Foi Joaquim Barbosa contra Ricardo Lewandowski no mensalão, Gilmar Mendes contra Luís Roberto Barroso no petrolão, a divisão meio a meio na Lava Jato e a quase unanimidade (fora Dias Toffoli) diante do bolsonarismo. Mas Marco Aurélio sempre foi um caso à parte, um encrenqueiro ilustrado. E a nova polarização já tem um marco. Fux declarou à Veja que a decisão contra a prisão após condenação em segunda instância, por um voto, teve "baixa densidade jurídica". Pelo Estadão, Marco Aurélio classificou a manifestação de "desrespeitosa". Subiram no ringue. [Irônico que são sempre supremas declarações que criam atritos entre os supremos ministros do STF.
Não houvesse tais declarações  - sempre fora dos autos e sobre temas que poderão exigir o pronunciamento da Corte - e as coisas fluiriam bem melhores.]

 Marco Aurélio jogou para o plenário a decisão de Celso de Mello a favor de um depoimento presencial sobre as acusações de Moro. Num depoimento escrito, o risco é mínimo. Num presencial, ainda mais de uma personalidade como Bolsonaro, há perguntas difíceis, cascas de banana, nervosismo – principalmente para quem tem culpa no cartório. [o recurso ao silêncio tanto pode ser uma forma de protesto do depoente (Bolsonaro)  contra o desrespeito a um dos Poderes da República  quanto pode ser o exercício legítimo de um direitos constitucional de quem é investigado.]

Há tempos Celso de Mello se ausenta de votações por motivos de saúde e, quanto mais perto chega sua aposentadoria, em novembro, mais confronta Bolsonaro. Gerou reação por convocar os três generais do Planalto para depor “debaixo de vara” e por comparar o atual Brasil à Alemanha de Hitler. Ao decidir pelo depoimento presencial, ele recorreu ao artigo 221 do Código de Processo Penal, que só dá direito a manifestação por escrito a presidentes dos três poderes quando são testemunhas ou vítimas, não suspeitos, investigados ou réus. [o inevitável de tudo isto é que haja o que houver com o depoimento (ainda incerto) do presidente Bolsonaro, no máximo em meados de novembro próximo, todos terão esquecido o atual decano da Suprema Corte.]

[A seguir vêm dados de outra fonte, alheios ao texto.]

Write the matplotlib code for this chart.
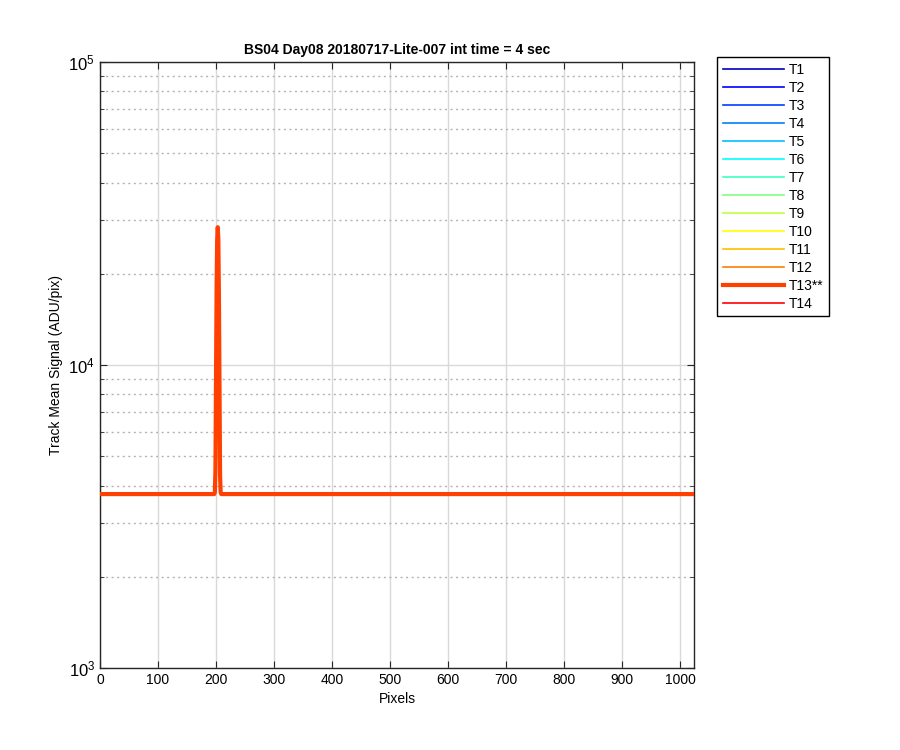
import numpy as np
import matplotlib
matplotlib.use("Agg")
import matplotlib.pyplot as plt
from matplotlib.ticker import LogLocator, NullFormatter

# track profile: flat baseline with one narrow spike
n_pixels = 1024
baseline = 3750
spike_pix = [198, 199, 200, 201, 202, 203, 204, 205, 206, 207, 208]
spike_val = [3800, 4500, 9000, 18000, 26000, 28500, 26000, 17000, 8000, 4300, 3800]

tracks = ["T1", "T2", "T3", "T4", "T5", "T6", "T7", "T8", "T9", "T10",
          "T11", "T12", "T13**", "T14"]
colors = [(0, 0, 0.75), (0, 0, 1), (0, 0.25, 1), (0, 0.5, 1), (0, 0.75, 1),
          (0, 1, 1), (0.25, 1, 0.75), (0.5, 1, 0.5), (0.75, 1, 0.25),
          (1, 1, 0), (1, 0.75, 0), (1, 0.5, 0), (1, 0.25, 0), (1, 0, 0)]
highlight = 12

pix = np.arange(1, n_pixels + 1)
sig = np.full(n_pixels, float(baseline))
sig[np.array(spike_pix) - 1] = spike_val

plt.rcParams['font.family'] = ['Liberation Sans', 'DejaVu Sans']
fig = plt.figure(figsize=(9, 7.5), dpi=100)
ax = fig.add_axes([100 / 900, 82 / 750, 594 / 900, 606 / 750])

handles = []
for i, (name, c) in enumerate(zip(tracks, colors)):
    lw = 3.0 if i == highlight else 1.2
    z = 5 if i == highlight else 2
    h, = ax.plot(pix, sig, color=c, lw=lw, label=name, zorder=z)
    handles.append(h)

ax.set_yscale('log')
ax.set_xlim(0, 1024)
ax.set_ylim(1e3, 1e5)
ax.set_xticks(np.arange(0, 1001, 100))
ax.yaxis.set_minor_locator(LogLocator(base=10, subs=np.arange(2, 10)))
ax.yaxis.set_minor_formatter(NullFormatter())

ax.grid(True, which='major', color=(0.85, 0.85, 0.85), lw=1.0, ls='-')
ax.grid(True, which='minor', axis='y', color=(0.7, 0.7, 0.7), lw=1.0, ls=(0, (1.5, 2.5)))
ax.set_axisbelow(True)

ax.tick_params(which='both', direction='in', top=True, right=True,
               labelsize=10, color=(0.15, 0.15, 0.15))
ax.tick_params(axis='y', labelsize=12)
ax.tick_params(which='major', length=5)
ax.tick_params(which='minor', length=3, top=False)
for s in ax.spines.values():
    s.set_color((0.15, 0.15, 0.15))
    s.set_linewidth(1.0)

ax.set_xlabel('Pixels', fontsize=10)
ax.set_ylabel('Track Mean Signal (ADU/pix)', fontsize=10)
ax.set_title('BS04 Day08 20180717-Lite-007 int time = 4 sec',
             fontsize=10, fontweight='bold')

leg = fig.legend(handles, tracks, loc='upper left',
                 bbox_to_anchor=(717 / 900, 1 - 57 / 750),
                 borderaxespad=0, fontsize=10, handlelength=4.4,
                 labelspacing=0.29, fancybox=False, edgecolor='black',
                 framealpha=1, borderpad=0.4, handletextpad=0.35)
leg.get_frame().set_linewidth(1.0)

fig.savefig('out.png', dpi=100)
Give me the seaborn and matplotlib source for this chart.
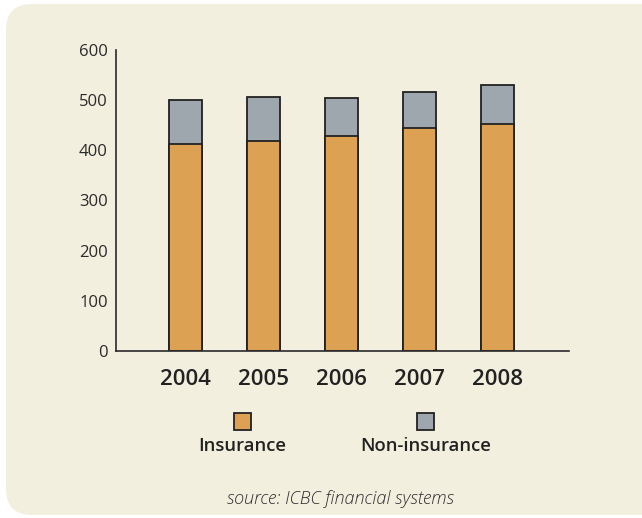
import matplotlib
matplotlib.use("Agg")
import matplotlib.pyplot as plt
import seaborn as sns
import pandas as pd
from matplotlib.patches import FancyBboxPatch, Rectangle

# Values
years = ["2004", "2005", "2006", "2007", "2008"]
insurance = [413, 419, 428, 445, 452]
non_insurance = [88, 88, 76, 71, 79]
y_ticks = [0, 100, 200, 300, 400, 500, 600]

df = pd.DataFrame({"year": years, "insurance": insurance, "non_insurance": non_insurance})
df["total"] = df["insurance"] + df["non_insurance"]

# Colours
cream = "#f3efdf"
orange = "#dca152"
grey = "#9ea7ae"
edge = "#222222"

sns.set_theme(style="white")
plt.rcParams["font.family"] = ["Open Sans", "DejaVu Sans"]

fig = plt.figure(figsize=(6.42, 5.18), dpi=100, facecolor="white")

# rounded cream panel behind everything (pixel coords)
panel = FancyBboxPatch((6, 3), 660, 511, boxstyle="round,pad=0,rounding_size=26",
                       transform=None, facecolor=cream, edgecolor="none", zorder=-10)
fig.patches.append(panel)

ax = fig.add_axes([0.1807, 0.3224, 0.7061, 0.5811])
ax.set_facecolor("none")
ax.set_zorder(5)

# stacked bars: total (grey) first, insurance (orange) on top of it
sns.barplot(data=df, x="year", y="total", color=grey, width=0.42,
            edgecolor=edge, linewidth=1.3, saturation=1, ax=ax)
sns.barplot(data=df, x="year", y="insurance", color=orange, width=0.42,
            edgecolor=edge, linewidth=1.3, saturation=1, ax=ax)

ax.set_ylim(0, 600)
ax.set_xlim(-0.89, 4.92)
ax.set_yticks(y_ticks)
ax.set_xlabel("")
ax.set_ylabel("")

for s in ["top", "right"]:
    ax.spines[s].set_visible(False)
for s in ["left", "bottom"]:
    ax.spines[s].set_color("#2a2a2a")
    ax.spines[s].set_linewidth(1.2)

ax.tick_params(axis="y", length=0, pad=6, labelsize=12, labelcolor="#2a2a2a")
ax.tick_params(axis="x", length=0, pad=13, labelsize=16, labelcolor="#222222")
for lab in ax.get_xticklabels():
    lab.set_fontweight("semibold")

# legend: squares above labels
for cx, name, col in [(242, "Insurance", orange), (425.5, "Non-insurance", grey)]:
    sq = Rectangle((cx / 642 - 8.5 / 642, 1 - 429.5 / 518), 17 / 642, 17 / 518,
                   transform=fig.transFigure, facecolor=col, edgecolor=edge,
                   linewidth=1.3, zorder=6)
    fig.patches.append(sq)
    fig.text(cx / 642, 1 - 446 / 518, name, ha="center", va="center",
             fontsize=13.3, fontweight="semibold", color="#222222")

fig.text(340 / 642, 1 - 499 / 518, "source: ICBC financial systems",
         ha="center", va="center", fontsize=13, style="italic",
         fontweight="light", color="#2e2e2e")

fig.savefig("out.png", dpi=100, facecolor="white")
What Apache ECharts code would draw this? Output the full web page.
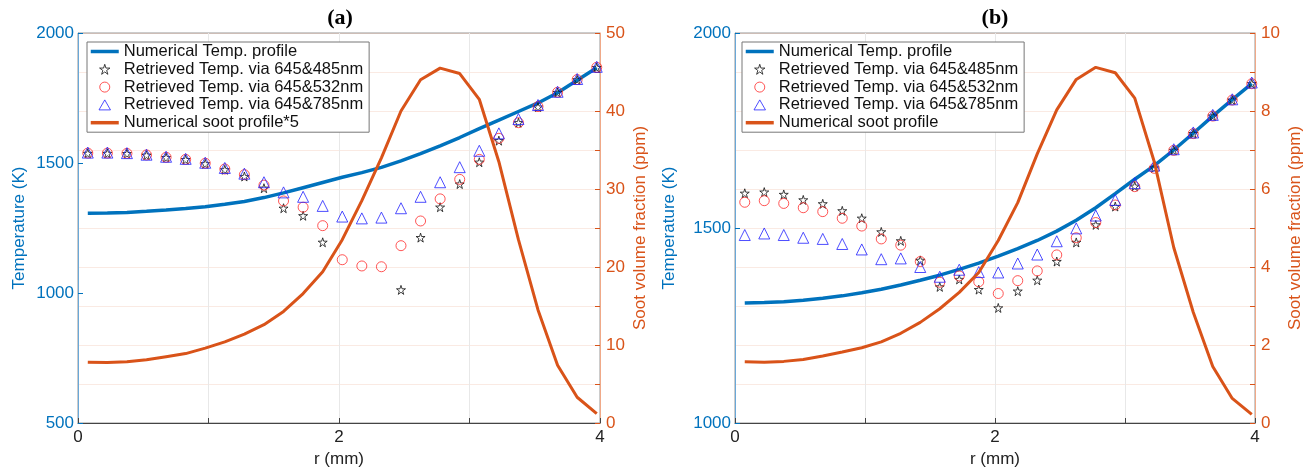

Bolsonaro é investigado, logo, a decisão tem apoio jurídico, mas Celso se referiu a uma decisão de 2016 favorecendo Renan Calheiros, então presidente do Senado, e não a uma outra de 2018 em relação a Michel Temer, então presidente da República. A PGR não teve dificuldade para cobrar "tratamento rigorosamente simétrico" em "circunstâncias absolutamente idênticas". Como Temer, Bolsonaro é presidente da República investigado. A decisão final tende a ser pró-Bolsonaro, com votos de Marco Aurélio, Barroso, que concedeu a vantagem para Temer no inquérito dos Portos, e Luiz Edson Fachin, no da JBS, além de alguns dos outros oito que já manifestaram desconforto com a "assimetria". 

Mas, como Celso deu ao presidente o direito de não comparecer para depor ou, se comparecer, permanecer calado, qualquer forma favorece Bolsonaro, que assim pode se safar dele mesmo e não repetir a chocante reunião ministerial de 22 de abril e absurdos do tipo: só há "alguns focos" de queimada no Pantanal, o Brasil é "um exemplo" de preservação do ambiente e o isolamento social é "conversinha mole dos fracos". [permanecer calado não foi uma concessão dada pelo decano ao presidente Bolsonaro e sim o reconhecimento de um direito conferido a qualquer cidadão de não fornecer provas contra si mesmo.] 

Para alívio dele, do Planalto e dos bolsonaristas, a chance de um depoimento real, com consequências, é próxima de zero. Decida o STF por depoimento escrito ou presencial, não muda nada. Só muda o equilíbrio da corte. De um lado, Fux. De outro, Marco Aurélio agora e seu substituto "terrivelmente evangélico" daqui a pouco. [vamos torcer para que o presidente Bolsonaro indique Ives Gandra, um jurista competente e genuinamente Católico Apostólico Romano.]